Siemens
Siemens stock nosedived after it posted a set of dismal numbers for second quarter ended 31st March 2013. The company’s net profit fell 90% at Rs.30 crore, down from Rs.298 crore posted in Q2 of previous year. This dent in the bottomline was due to the revision in estimated revenue cost and project-related provisions totalling Rs.91 crore. The provisioning was due to impairment loss or in simple terms, asset value erosion, which was incurred for the wind energy manufacturing facility. As against this, last year in corresponding Q2, it had a net credit of Rs.266 crore on this count. Its net sales also dropped 27% at Rs.2908 crore.

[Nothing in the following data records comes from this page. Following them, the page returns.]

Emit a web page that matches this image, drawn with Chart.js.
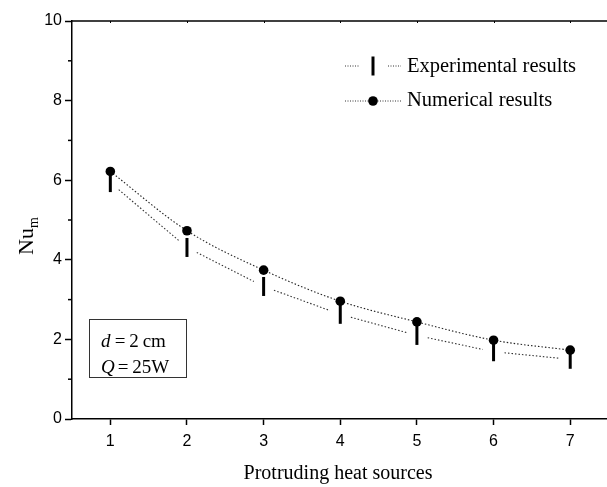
<!DOCTYPE html>
<html>
<head>
<meta charset="utf-8">
<script src="https://cdn.jsdelivr.net/npm/chart.js@4.4.1/dist/chart.umd.min.js"></script>
<style>
  html, body { margin: 0; padding: 0; background: #fff; }
  #wrap { width: 607px; height: 487px; position: relative; }
</style>
</head>
<body>
<div id="wrap"><canvas id="chart" width="607" height="487"></canvas></div>
<script>
// data
const sources = [1, 2, 3, 4, 5, 6, 7];
const experimental = [5.94, 4.31, 3.33, 2.63, 2.10, 1.69, 1.50];
const numerical = [6.22, 4.73, 3.74, 2.96, 2.44, 1.98, 1.73];
const yTicks = [0, 2, 4, 6, 8, 10];
const yMinor = [1, 3, 5, 7, 9];
const legendLabels = ['Experimental results', 'Numerical results'];

const serif = '"Liberation Serif", "Times New Roman", serif';
const sans = '"Liberation Sans", Arial, sans-serif';

// extra drawing: frame, minor ticks, experimental dotted segments, legend, note box, titles
const extras = {
    id: 'extras',
    beforeDatasetsDraw(chart) {
        const ctx = chart.ctx;
        const meta = chart.getDatasetMeta(0);
        const gap = 11;
        ctx.save();
        ctx.strokeStyle = '#333';
        ctx.lineWidth = 1.1;
        ctx.setLineDash([1.5, 2]);
        for (let i = 0; i < meta.data.length - 1; i++) {
            const a = meta.data[i], b = meta.data[i + 1];
            const dx = b.x - a.x, dy = b.y - a.y;
            const len = Math.sqrt(dx * dx + dy * dy);
            const ux = dx / len, uy = dy / len;
            ctx.beginPath();
            ctx.moveTo(a.x + ux * gap, a.y + uy * gap);
            ctx.lineTo(b.x - ux * gap, b.y - uy * gap);
            ctx.stroke();
        }
        ctx.restore();
    },
    afterDraw(chart) {
        const ctx = chart.ctx;
        const area = chart.chartArea;
        const x = chart.scales.x, y = chart.scales.y;
        ctx.save();

        // top frame line with tiny ticks
        ctx.strokeStyle = '#000';
        ctx.lineWidth = 1.5;
        ctx.setLineDash([]);
        ctx.beginPath();
        ctx.moveTo(area.left, area.top);
        ctx.lineTo(area.right, area.top);
        ctx.stroke();
        ctx.lineWidth = 1;
        sources.forEach(v => {
            const px = Math.round(x.getPixelForValue(v)) + 0.5;
            ctx.beginPath();
            ctx.moveTo(px, area.top);
            ctx.lineTo(px, area.top + 2);
            ctx.stroke();
        });

        // minor y ticks
        ctx.lineWidth = 1.5;
        yMinor.forEach(v => {
            const py = y.getPixelForValue(v);
            ctx.beginPath();
            ctx.moveTo(area.left - 4, py);
            ctx.lineTo(area.left, py);
            ctx.stroke();
        });

        // legend
        const lx = 345, ly1 = 66, ly2 = 101;
        ctx.strokeStyle = '#333';
        ctx.lineWidth = 1;
        ctx.setLineDash([1, 1.5]);
        ctx.beginPath();
        ctx.moveTo(lx, ly1); ctx.lineTo(lx + 14, ly1);
        ctx.moveTo(lx + 43, ly1); ctx.lineTo(lx + 56, ly1);
        ctx.moveTo(lx, ly2); ctx.lineTo(lx + 56, ly2);
        ctx.stroke();
        ctx.setLineDash([]);
        ctx.strokeStyle = '#000';
        ctx.lineWidth = 3;
        ctx.beginPath();
        ctx.moveTo(lx + 28, ly1 - 9.5);
        ctx.lineTo(lx + 28, ly1 + 9.5);
        ctx.stroke();
        ctx.fillStyle = '#000';
        ctx.beginPath();
        ctx.arc(lx + 28, ly2, 4.8, 0, Math.PI * 2);
        ctx.fill();
        ctx.font = '20.5px ' + serif;
        ctx.textBaseline = 'middle';
        ctx.textAlign = 'left';
        ctx.fillText(legendLabels[0], 407, ly1 + 1);
        ctx.fillText(legendLabels[1], 407, ly2);

        // note box
        ctx.strokeStyle = '#333';
        ctx.lineWidth = 1;
        ctx.strokeRect(89.5, 319.5, 97, 58);
        ctx.textBaseline = 'alphabetic';
        ctx.font = 'italic 19px ' + serif;
        ctx.fillText('d', 101, 347);
        ctx.fillText('Q', 101, 373);
        ctx.font = '19px ' + serif;
        ctx.fillText('\u2009=\u20092\u2009cm', 111, 347);
        ctx.fillText('\u2009=\u200925W', 114, 373);

        // axis titles
        ctx.font = '20px ' + serif;
        ctx.textAlign = 'center';
        ctx.fillText('Protruding heat sources', 338, 479);

        ctx.translate(33, 255);
        ctx.rotate(-Math.PI / 2);
        ctx.textAlign = 'left';
        ctx.font = '22px ' + serif;
        ctx.fillText('Nu', 0, 0);
        const w = ctx.measureText('Nu').width;
        ctx.font = '14px ' + serif;
        ctx.fillText('m', w, 5);
        ctx.restore();
    }
};

new Chart(document.getElementById('chart'), {
    type: 'line',
    data: {
        datasets: [
            {
                label: legendLabels[0],
                data: sources.map((s, i) => ({ x: s, y: experimental[i] })),
                showLine: false,
                pointStyle: 'line',
                rotation: 90,
                pointRadius: 9.5,
                pointHoverRadius: 9.5,
                pointBorderWidth: 3,
                pointBorderColor: '#000',
                borderColor: '#000',
                order: 2
            },
            {
                label: legendLabels[1],
                data: sources.map((s, i) => ({ x: s, y: numerical[i] })),
                borderColor: '#222',
                borderWidth: 1.1,
                borderDash: [1.5, 2],
                cubicInterpolationMode: 'monotone',
                pointStyle: 'circle',
                pointRadius: 4.8,
                pointBackgroundColor: '#000',
                pointBorderColor: '#000',
                pointBorderWidth: 0,
                order: 1
            }
        ]
    },
    options: {
        responsive: false,
        animation: false,
        layout: { autoPadding: false, padding: { top: 21, left: 0, right: 0, bottom: 0 } },
        plugins: {
            legend: { display: false },
            tooltip: { enabled: false }
        },
        scales: {
            x: {
                type: 'linear',
                min: 0.5,
                max: 7.48,
                afterFit: scale => {
                    scale.height = 68;
                    scale.paddingLeft = 0;
                    scale.paddingRight = 0;
                },
                afterBuildTicks: scale => { scale.ticks = sources.map(v => ({ value: v })); },
                grid: { drawOnChartArea: false, tickLength: 6, tickWidth: 1.5, tickColor: '#000' },
                border: { color: '#000', width: 1.5 },
                ticks: { color: '#000', font: { family: sans, size: 16 }, padding: 7, maxRotation: 0 }
            },
            y: {
                min: 0,
                max: 10,
                afterFit: scale => {
                    scale.width = 72;
                    scale.paddingTop = 0;
                    scale.paddingBottom = 0;
                },
                afterBuildTicks: scale => { scale.ticks = yTicks.map(v => ({ value: v })); },
                grid: { drawOnChartArea: false, tickLength: 7, tickWidth: 1.5, tickColor: '#000' },
                border: { color: '#000', width: 1.5 },
                ticks: { color: '#000', font: { family: sans, size: 16 }, padding: 3 }
            }
        }
    },
    plugins: [extras]
});
</script>
</body>
</html>
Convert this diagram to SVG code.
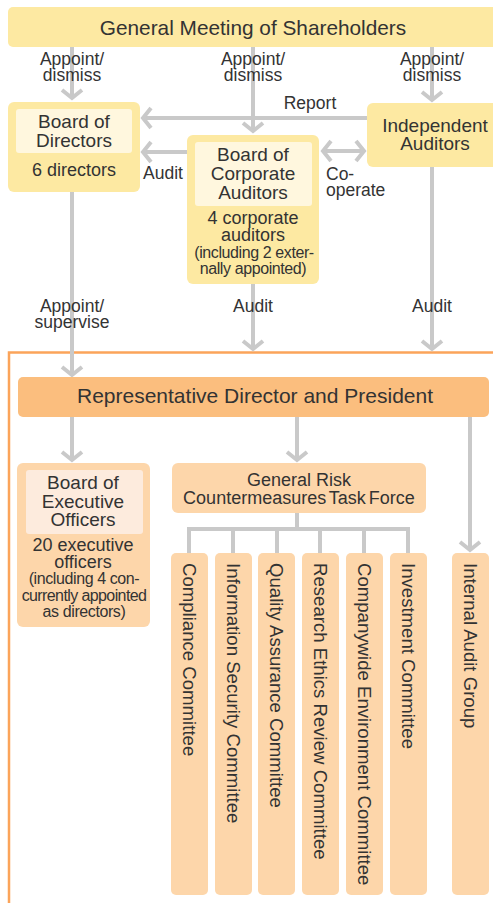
<svg xmlns="http://www.w3.org/2000/svg" width="493" height="903" viewBox="0 0 493 903">
  <style>
    text { font-family: "Liberation Sans", Arial, sans-serif; fill: #333333; }
    .c { text-anchor: middle; }
    .title { font-size: 20.8px; }
    .pres { font-size: 21px; }
    .head { font-size: 19px; }
    .sub { font-size: 18px; }
    .note { font-size: 16px; letter-spacing: -0.4px; }
    .lbl { font-size: 17.5px; }
    .vert { font-size: 18.6px; }
    .yel { fill: #fde9a2; }
    .yel-in { fill: #fff7de; }
    .org { fill: #fbbe7e; }
    .pale { fill: #fdd6aa; }
    .pale-in { fill: #fdebdd; }
    .ln { stroke: #c9c9c9; stroke-width: 4; fill: none; }
    .arr { marker-end: url(#chev); }
    .frame { stroke: #fba45a; stroke-width: 2.5; fill: none; }
  </style>
  <defs>
    <marker id="chev" viewBox="-12 -12 24 24" markerWidth="24" markerHeight="24" markerUnits="userSpaceOnUse" refX="0" refY="0" orient="auto-start-reverse">
      <path d="M-8,-10 L0,0 L-8,10" stroke="#c9c9c9" stroke-width="4" fill="none"/>
    </marker>
  </defs>

  <!-- frame around the executive side -->
  <path class="frame" d="M9,905 V352.5 H497"/>

  <!-- connectors -->
  <g id="connectors">
    <path class="ln arr" d="M72,47 V98"/>
    <path class="ln arr" d="M253,47 V131"/>
    <path class="ln arr" d="M432,47 V100"/>
    <path class="ln arr" d="M367,118 H143"/>
    <path class="ln arr" d="M187,152 H143"/>
    <path class="ln arr" d="M323,151 H364" marker-start="url(#chev)"/>
    <path class="ln arr" d="M72,192 V375"/>
    <path class="ln arr" d="M253,284 V349"/>
    <path class="ln arr" d="M432,167 V349"/>
    <path class="ln arr" d="M72,417 V460"/>
    <path class="ln arr" d="M297,417 V460"/>
    <path class="ln arr" d="M470,417 V550"/>
    <path class="ln" d="M297,513 V529"/>
    <path class="ln" d="M189,555 V529 H408 V555"/>
    <path class="ln" d="M233,529 V555 M277,529 V555 M320,529 V555 M364,529 V555"/>
    <!-- connector labels -->
    <text class="lbl c" x="72" y="64.5">Appoint/</text>
    <text class="lbl c" x="72" y="81">dismiss</text>
    <text class="lbl c" x="253" y="64.5">Appoint/</text>
    <text class="lbl c" x="253" y="81">dismiss</text>
    <text class="lbl c" x="432" y="64.5">Appoint/</text>
    <text class="lbl c" x="432" y="81">dismiss</text>
    <text class="lbl c" x="310" y="109">Report</text>
    <text class="lbl c" x="163" y="179">Audit</text>
    <text class="lbl" x="326" y="180">Co-</text>
    <text class="lbl" x="326" y="196">operate</text>
    <text class="lbl c" x="72" y="311.5">Appoint/</text>
    <text class="lbl c" x="72" y="328">supervise</text>
    <text class="lbl c" x="253" y="312">Audit</text>
    <text class="lbl c" x="432" y="312">Audit</text>
  </g>

  <g id="general-meeting">
    <rect class="yel" x="8" y="7" width="500" height="40" rx="5"/>
    <text class="title c" x="253" y="35">General Meeting of Shareholders</text>
  </g>

  <g id="board-of-directors">
    <rect class="yel" x="8" y="102" width="132" height="90" rx="6"/>
    <rect class="yel-in" x="16" y="109" width="116" height="44" rx="3"/>
    <text class="head c" x="74" y="128">Board of</text>
    <text class="head c" x="74" y="147">Directors</text>
    <text class="sub c" x="74" y="176">6 directors</text>
  </g>

  <g id="independent-auditors">
    <rect class="yel" x="367" y="103" width="140" height="64" rx="6"/>
    <text class="head c" x="435" y="132">Independent</text>
    <text class="head c" x="435" y="150">Auditors</text>
  </g>

  <g id="board-of-corporate-auditors">
    <rect class="yel" x="187" y="135" width="132" height="149" rx="6"/>
    <rect class="yel-in" x="195" y="142" width="117" height="64" rx="3"/>
    <text class="head c" x="253" y="161">Board of</text>
    <text class="head c" x="253" y="180">Corporate</text>
    <text class="head c" x="253" y="199">Auditors</text>
    <text class="sub c" x="253" y="224">4 corporate</text>
    <text class="sub c" x="253" y="241">auditors</text>
    <text class="note c" x="254" y="258">(including 2 exter-</text>
    <text class="note c" x="253" y="274">nally appointed)</text>
  </g>

  <g id="president">
    <rect class="org" x="18" y="377" width="471" height="40" rx="5"/>
    <text class="pres c" x="255" y="403">Representative Director and President</text>
  </g>

  <g id="board-of-executive-officers">
    <rect class="pale" x="17" y="463" width="133" height="164" rx="6"/>
    <rect class="pale-in" x="26" y="470" width="117" height="64" rx="3"/>
    <text class="head c" x="83" y="489">Board of</text>
    <text class="head c" x="83" y="508">Executive</text>
    <text class="head c" x="83" y="526">Officers</text>
    <text class="sub c" x="83" y="551">20 executive</text>
    <text class="sub c" x="83" y="568">officers</text>
    <text class="note c" x="84" y="584">(including 4 con-</text>
    <text class="note c" x="84" y="601" style="letter-spacing:-0.6px">currently appointed</text>
    <text class="note c" x="84" y="617">as directors)</text>
  </g>

  <g id="risk-task-force">
    <rect class="pale" x="172" y="463" width="254" height="50" rx="6"/>
    <text class="sub c" x="299" y="486">General Risk</text>
    <text class="sub c" x="299" y="504" style="word-spacing:-2px">Countermeasures Task Force</text>
  </g>

  <g id="compliance-committee">
    <rect class="pale" x="171" y="553" width="37" height="342" rx="5"/>
    <text class="vert" transform="translate(183,563) rotate(90)">Compliance Committee</text>
  </g>
  <g id="information-security-committee">
    <rect class="pale" x="215" y="553" width="37" height="342" rx="5"/>
    <text class="vert" transform="translate(227,563) rotate(90)">Information Security Committee</text>
  </g>
  <g id="quality-assurance-committee">
    <rect class="pale" x="258" y="553" width="37" height="342" rx="5"/>
    <text class="vert" transform="translate(270,563) rotate(90)">Quality Assurance Committee</text>
  </g>
  <g id="research-ethics-review-committee">
    <rect class="pale" x="302" y="553" width="37" height="342" rx="5"/>
    <text class="vert" transform="translate(314,563) rotate(90)">Research Ethics Review Committee</text>
  </g>
  <g id="companywide-environment-committee">
    <rect class="pale" x="346" y="553" width="37" height="342" rx="5"/>
    <text class="vert" transform="translate(358,563) rotate(90)">Companywide Environment Committee</text>
  </g>
  <g id="investment-committee">
    <rect class="pale" x="390" y="553" width="37" height="342" rx="5"/>
    <text class="vert" transform="translate(402,563) rotate(90)">Investment Committee</text>
  </g>
  <g id="internal-audit-group">
    <rect class="pale" x="452" y="553" width="37" height="342" rx="5"/>
    <text class="vert" transform="translate(464,563) rotate(90)">Internal Audit Group</text>
  </g>
</svg>
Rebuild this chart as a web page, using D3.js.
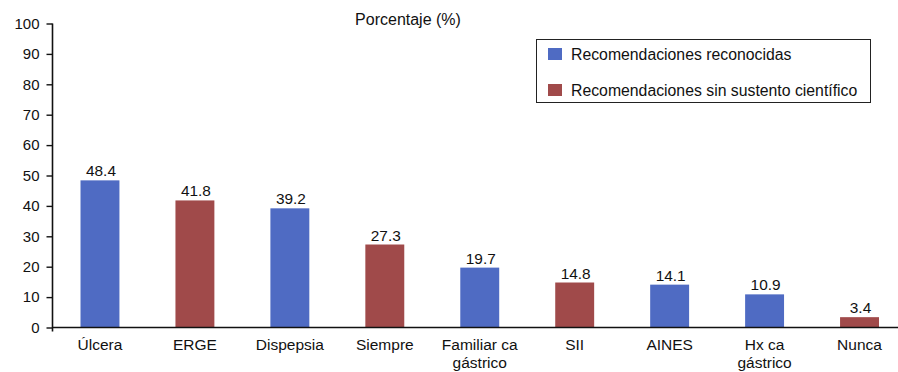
<!DOCTYPE html>
<html>
<head>
<meta charset="utf-8">
<script src="https://cdn.jsdelivr.net/npm/d3@7"></script>
<style>
  html, body { margin: 0; padding: 0; background: #fff; }
  svg { display: block; font-family: "Liberation Sans", Arial, Helvetica, sans-serif; }
</style>
</head>
<body>
<svg id="chart" width="898" height="372"></svg>
<script>
// Categories (line breaks split with "\n"), values and group of each bar
const categories = ["Úlcera", "ERGE", "Dispepsia", "Siempre", "Familiar ca\ngástrico", "SII", "AINES", "Hx ca\ngástrico", "Nunca"];
const values = [48.4, 41.8, 39.2, 27.3, 19.7, 14.8, 14.1, 10.9, 3.4];
const groups = ["rec", "sin", "rec", "sin", "rec", "sin", "rec", "rec", "sin"];
const seriesKeys = ["rec", "sin"];
const seriesNames = ["Recomendaciones reconocidas", "Recomendaciones sin sustento científico"];
const seriesColors = ["#4f6bc3", "#a04a4a"];
const yTicks = [0, 10, 20, 30, 40, 50, 60, 70, 80, 90, 100];

const svg = d3.select("#chart");
const plotLeft = 52.5, plotBottom = 327.5, plotTop = 23.5;
const FONT = "Liberation Sans, Arial, sans-serif";

const x = d3.scaleBand().domain(categories).range([plotLeft, 907]).paddingInner(0.59).paddingOuter(0.295);
const y = d3.scaleLinear().domain([0, 100]).range([plotBottom, plotTop]);
const color = d3.scaleOrdinal().domain(seriesKeys).range(seriesColors);

// Bars
svg.append("g").selectAll("rect")
  .data(categories)
  .join("rect")
  .attr("x", (d) => x(d))
  .attr("width", x.bandwidth())
  .attr("y", (d, i) => y(values[i]))
  .attr("height", (d, i) => y(0) - y(values[i]))
  .attr("fill", (d, i) => color(groups[i]));

// Value labels above bars
svg.append("g").selectAll("text")
  .data(categories)
  .join("text")
  .attr("x", (d) => x(d) + x.bandwidth() / 2 + 1)
  .attr("y", (d, i) => y(values[i]) - 4)
  .attr("text-anchor", "middle")
  .attr("font-size", 15.4)
  .attr("fill", "#111")
  .text((d, i) => values[i].toFixed(1));

// Y axis
const yAxis = svg.append("g")
  .attr("transform", `translate(${plotLeft},0)`)
  .call(d3.axisLeft(y).tickValues(yTicks).tickSize(6).tickPadding(7));
yAxis.select(".domain").attr("stroke", "#111").attr("stroke-width", 1.6).attr("d", `M0,${plotTop}V${plotBottom + 4}`);
yAxis.selectAll(".tick line").attr("stroke", "#111").attr("stroke-width", 1.4);
yAxis.selectAll(".tick text").attr("font-size", 15).attr("fill", "#111").attr("font-family", FONT);

// X axis (no tick marks, multi-line labels)
const xAxis = svg.append("g")
  .attr("transform", `translate(0,${plotBottom})`)
  .call(d3.axisBottom(x).tickSize(0).tickPadding(0));
xAxis.select(".domain").attr("stroke", "#111").attr("stroke-width", 1.6).attr("d", `M${plotLeft},0H898`);
xAxis.selectAll(".tick text").each(function (d) {
  const t = d3.select(this);
  t.text(null).attr("y", 0).attr("dy", null).attr("font-size", 15.5).attr("fill", "#111")
    .attr("font-family", FONT);
  d.split("\n").forEach((line, k) => {
    t.append("tspan").attr("x", 0).attr("y", 22 + k * 18).text(line);
  });
});

// Title
svg.append("text")
  .attr("x", 408).attr("y", 25)
  .attr("text-anchor", "middle")
  .attr("font-size", 16)
  .attr("fill", "#111")
  .text("Porcentaje (%)");

// Legend
const legend = svg.append("g");
legend.append("rect")
  .attr("x", 536.5).attr("y", 39.5).attr("width", 334).attr("height", 63)
  .attr("fill", "#fff").attr("stroke", "#222").attr("stroke-width", 1);
seriesKeys.forEach((k, i) => {
  const yy = 48 + i * 36;
  legend.append("rect").attr("x", 548).attr("y", yy).attr("width", 14).attr("height", 12).attr("fill", color(k));
  legend.append("text").attr("x", 571).attr("y", yy + 11.5)
    .attr("font-size", 15.8).attr("fill", "#111").text(seriesNames[i]);
});
</script>
</body>
</html>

The chunk of the problem was on account of delay in project completion, which in turn led to increase in costs. In terms of segmental breakup, the infra solution segment showed a 61% drop in net profit while the energy and industry division incurred losses. The only segment to have posted a profit was healthcare, but it was small at Rs.1 crore compared to Rs.12 crore in previous Q2. Also last year, one has to understand that it had completed the big ticket projects of Qatar and Torrent and that had added on to the revenue; in comparison to that, this year, there was no real big time order executed. Talking about orders, its order is in complete contrast to the numbers – was up 52% (YoY) at Rs.2814 crore. This means orders are coming back but it is delays in project completions leading to this hit on profitability. So unless project implementation does not take off, the company will remain under pressure.